Emails are a boon and a bane. While it gives me the flexibility to remove the real-time barrier, it is one of the factors that kill productivity.
At work especially, where you and I are measured on effectiveness and productivity, if we don’t have control over emails, then we are as good as dead. Perhaps we can do away with emails, that is something I have managed to achieve in some projects but people essentially and ingrained to using emails, and even after Slacking them, they get back to writing emails.
Just for the record, I manage two separate office email boxes. I get anywhere between 150-200 emails in each of the mail boxes. Do I read every single one of them. Read the rest of the post to find out.
In this post, I will share some of the management techniques that I use for office emails to counter non-productivity effects of it.
GTD Principle – 60 Second Rule
David Allen’s getting things done principles are timeless. Even after two decades since it came out, most of the principles listed down still apply.
My favorite and the one that is relevant here is the 60-second rule. If you come across an email where responding to it takes less than 60 seconds, then do it right away. Don’t stack it away for later doing. The logic is simple enough. It takes more time to catalog it, retrieve it and then responding to it.
Don’t Live Out of your Email
I know people who literally monitor their email boxes better than professional monitoring tools. They are eager, anxious and burdened to respond to emails. To them, emails are like debts. They like to be free. This is not good unless your job is to monitor emails and respond back to them. For the most of us, emails are just a means of communication and we need to manage it and not the other way around.
So, you need to ensure that you are driven by your email box but rather you take command of it. How do you stay in charge? Simple. Stay away from your email box. Don’t read it all the time.
This is what I do. I check my emails every couple of hours. In between, I do other things like meeting people and preparing proposals. I make it a point to not read emails in between. It was hard to start with, and now that I have done it for a good while, I love it. I am productive. Some people complain that I am not efficient with my email responses. The answer to them is this – if something is important, then don’t email me. Either ping me or call me..
Use Email Rules Effectively
You need to remove the grain from the chaff. No better tool than the rules. I told you about the email count I receive. I don’t read every one of them. I filter them out.
Some of my filters are:
- Emails coming to a distribution list which I am part of goes to a different folder
- Emails where I am in CC goes to a different folder
- Email body where my name isn’t present in the body goes to another folder
- Some auto emails go into a folder that I never read, there are people in my team who read it if needed
Delete Emails
Most people I know in my professional circles never delete an email, even if it comes from a spammer. The reason they state is that they don’t like to take a chance by deleting emails. You never know when you need to refer to it, and possibly respond to it. I can’t ever imagine responding back to a social marketer!
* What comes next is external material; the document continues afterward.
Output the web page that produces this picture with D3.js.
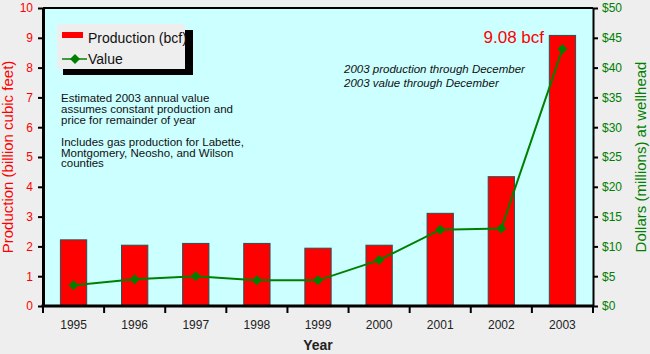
<!DOCTYPE html>
<html>
<head>
<meta charset="utf-8">
<script src="https://cdn.jsdelivr.net/npm/d3@7"></script>
<style>
  body { margin: 0; background: #eeeeee; }
  svg { display: block; font-family: Arial, "Liberation Sans", sans-serif; }
</style>
</head>
<body>
<div id="chart"></div>
<script>
// Data
const years = ["1995", "1996", "1997", "1998", "1999", "2000", "2001", "2002", "2003"];
const production = [2.22, 2.04, 2.10, 2.10, 1.94, 2.04, 3.11, 4.34, 9.08];
const value = [3.5, 4.5, 5.0, 4.3, 4.3, 7.7, 12.8, 13.0, 43.1];
const leftTicks = [0, 1, 2, 3, 4, 5, 6, 7, 8, 9, 10];
const rightTicks = [0, 5, 10, 15, 20, 25, 30, 35, 40, 45, 50];

const width = 650, height = 354;
const margin = {top: 8, right: 57, bottom: 48, left: 43};
const innerW = width - margin.left - margin.right;
const innerH = height - margin.top - margin.bottom;

const svg = d3.select("#chart")
  .append("svg")
    .attr("width", width)
    .attr("height", height);

svg.append("rect")
   .attr("width", width).attr("height", height)
   .attr("fill", "#eeeeee");

const g = svg.append("g")
  .attr("transform", `translate(${margin.left},${margin.top})`);

// plot background
g.append("rect")
  .attr("width", innerW).attr("height", innerH)
  .attr("fill", "#ccffff");

// Scales
const x = d3.scaleBand().domain(years).range([0, innerW]).paddingInner(0.57).paddingOuter(0.285);
const band = d3.scaleBand().domain(years).range([0, innerW]);
const yL = d3.scaleLinear().domain([0, 10]).range([innerH, 0]);
const yR = d3.scaleLinear().domain([0, 50]).range([innerH, 0]);

// Bars
g.append("g")
  .selectAll("rect")
  .data(years)
  .join("rect")
    .attr("x", d => x(d))
    .attr("y", (d, i) => yL(production[i]))
    .attr("width", x.bandwidth())
    .attr("height", (d, i) => yL(0) - yL(production[i]))
    .attr("fill", "#ff0000")
    .attr("stroke", "#2f4f4f")
    .attr("stroke-width", 1);

// Value line
const line = d3.line()
  .x((d, i) => band(years[i]) + band.bandwidth() / 2)
  .y(d => yR(d));

g.append("path")
  .datum(value)
  .attr("d", line)
  .attr("fill", "none")
  .attr("stroke", "#008000")
  .attr("stroke-width", 2);

// diamond = rotated square
const diamond = d3.symbol().type(d3.symbolSquare).size(50);
g.append("g")
  .selectAll("path")
  .data(value)
  .join("path")
    .attr("d", diamond)
    .attr("transform", (d, i) => `translate(${band(years[i]) + band.bandwidth() / 2},${yR(d)}) rotate(45)`)
    .attr("fill", "#008000");

// Top border
g.append("line")
  .attr("x1", 0).attr("x2", innerW).attr("y1", 0).attr("y2", 0)
  .attr("stroke", "#000").attr("stroke-width", 2);

// Left axis
const axL = g.append("g")
  .call(d3.axisLeft(yL).tickValues(leftTicks).tickSize(5).tickSizeOuter(0).tickPadding(5));
axL.select(".domain").attr("stroke-width", 3);
axL.selectAll(".tick line").attr("stroke-width", 2);
axL.selectAll("text").attr("fill", "#ff0000").attr("font-size", 12);

// Right axis
const axR = g.append("g")
  .attr("transform", `translate(${innerW},0)`)
  .call(d3.axisRight(yR).tickValues(rightTicks).tickFormat(d => "$" + d).tickSize(5).tickSizeOuter(0).tickPadding(4));
axR.select(".domain").attr("stroke-width", 2);
axR.selectAll(".tick line").attr("stroke-width", 2);
axR.selectAll("text").attr("fill", "#008000").attr("font-size", 12);

// Bottom axis: ticks at category boundaries
const axB = g.append("g")
  .attr("transform", `translate(0,${innerH})`);
axB.append("line")
  .attr("x1", -1.5).attr("x2", innerW + 1).attr("stroke", "#000").attr("stroke-width", 3);
axB.selectAll("line.tk")
  .data(years.concat(["end"]))
  .join("line")
    .attr("class", "tk")
    .attr("x1", (d, i) => i * band.step()).attr("x2", (d, i) => i * band.step())
    .attr("y1", 0).attr("y2", 7)
    .attr("stroke", "#000").attr("stroke-width", 2);
axB.selectAll("text")
  .data(years)
  .join("text")
    .attr("x", d => band(d) + band.bandwidth() / 2)
    .attr("y", 22.5)
    .attr("text-anchor", "middle")
    .attr("font-size", 12)
    .attr("fill", "#222")
    .text(d => d);

// Axis titles
svg.append("text")
  .attr("transform", `translate(13,${margin.top + innerH / 2}) rotate(-90)`)
  .attr("text-anchor", "middle")
  .attr("font-size", 15)
  .attr("fill", "#ff0000")
  .text("Production (billion cubic feet)");

svg.append("text")
  .attr("transform", `translate(646,${margin.top + innerH / 2}) rotate(-90)`)
  .attr("text-anchor", "middle")
  .attr("font-size", 15)
  .attr("fill", "#008000")
  .text("Dollars (millions) at wellhead");

svg.append("text")
  .attr("x", margin.left + innerW / 2).attr("y", 350)
  .attr("text-anchor", "middle")
  .attr("font-size", 14)
  .attr("font-weight", "bold")
  .attr("fill", "#222")
  .text("Year");

// Legend
const legend = svg.append("g");
legend.append("rect")
  .attr("x", 63).attr("y", 30).attr("width", 130).attr("height", 45)
  .attr("fill", "#000");
legend.append("rect")
  .attr("x", 57).attr("y", 24).attr("width", 128).attr("height", 45)
  .attr("fill", "#eeeeee");
legend.append("rect")
  .attr("x", 62).attr("y", 32).attr("width", 21).attr("height", 6)
  .attr("fill", "#ff0000");
legend.append("text")
  .attr("x", 88).attr("y", 43).attr("font-size", 14).attr("fill", "#111")
  .text("Production (bcf)");
legend.append("line")
  .attr("x1", 62).attr("x2", 87).attr("y1", 59).attr("y2", 59)
  .attr("stroke", "#008000").attr("stroke-width", 1.5);
legend.append("path")
  .attr("d", diamond)
  .attr("transform", "translate(75,59) rotate(45)")
  .attr("fill", "#008000");
legend.append("text")
  .attr("x", 88).attr("y", 64).attr("font-size", 14).attr("fill", "#111")
  .text("Value");

// Notes
const notes1 = ["Estimated 2003 annual value", "assumes constant production and", "price for remainder of year"];
const notes2 = ["Includes gas production for Labette,", "Montgomery, Neosho, and Wilson", "counties"];
svg.append("g").selectAll("text")
  .data(notes1)
  .join("text")
    .attr("x", 61).attr("y", (d, i) => 102 + i * 11)
    .attr("font-size", 11.5).attr("fill", "#111")
    .text(d => d);
svg.append("g").selectAll("text")
  .data(notes2)
  .join("text")
    .attr("x", 61).attr("y", (d, i) => 146 + i * 10.7)
    .attr("font-size", 11.5).attr("fill", "#111")
    .text(d => d);

const notes3 = ["2003 production through December", "2003 value through December"];
svg.append("g").selectAll("text")
  .data(notes3)
  .join("text")
    .attr("x", 344).attr("y", (d, i) => 73 + i * 14)
    .attr("font-size", 11.5).attr("font-style", "italic").attr("fill", "#111")
    .text(d => d);

svg.append("text")
  .attr("x", 544).attr("y", 43)
  .attr("text-anchor", "end")
  .attr("font-size", 17)
  .attr("fill", "#ff0000")
  .text("9.08 bcf");
</script>
</body>
</html>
In my opinion, unimportant emails add to the clutter. When push comes to shove, you will be forced to search your mailbox and in times such as these, these emails junk your search results. So what do I do? You guessed it right. Delete it. Anyway most organization rules don’t purge the delete items folder for about 90 days. That’s sufficient time for me to recover if I need to. In my career, I have never had to.
Mark Emails that are Yet to be Responded
The emails that I need to respond, but not right away, either because it will not happen in 60 seconds or I don’t have all the facts at that point in time, I stack it away separately.
Earlier, I had a folder for responding and I used to dump these emails there. After a while I noticed that my administrative work around moving emails back and forth was making me unproductive. So what I have started doing now is that I leave such emails as unread. And when I am ready to reply, I put the unread emails filter on and then respond accordingly.
Another way to do the same although I don’t necessarily completely recommend it is to add labels. And filter based on labels to identify such emails. Although it sounds neat, the administration around labeling is cumbersome in my opinion.
Turn Off Email Notifications
I saved the best for the last. Email notifications are productivity killers. Trust me when I say this. It’s good in a number of other activities but not for emails. The mere sight of a notification makes us want to open the email right away, although our designated email time is not for another 90 minutes.
My advice is to turn it off and don’t look back at this decision because this is the best decision you would have taken in a long time. Let your time with your mailbox deal with the emails rather than sporadic notifications popping up.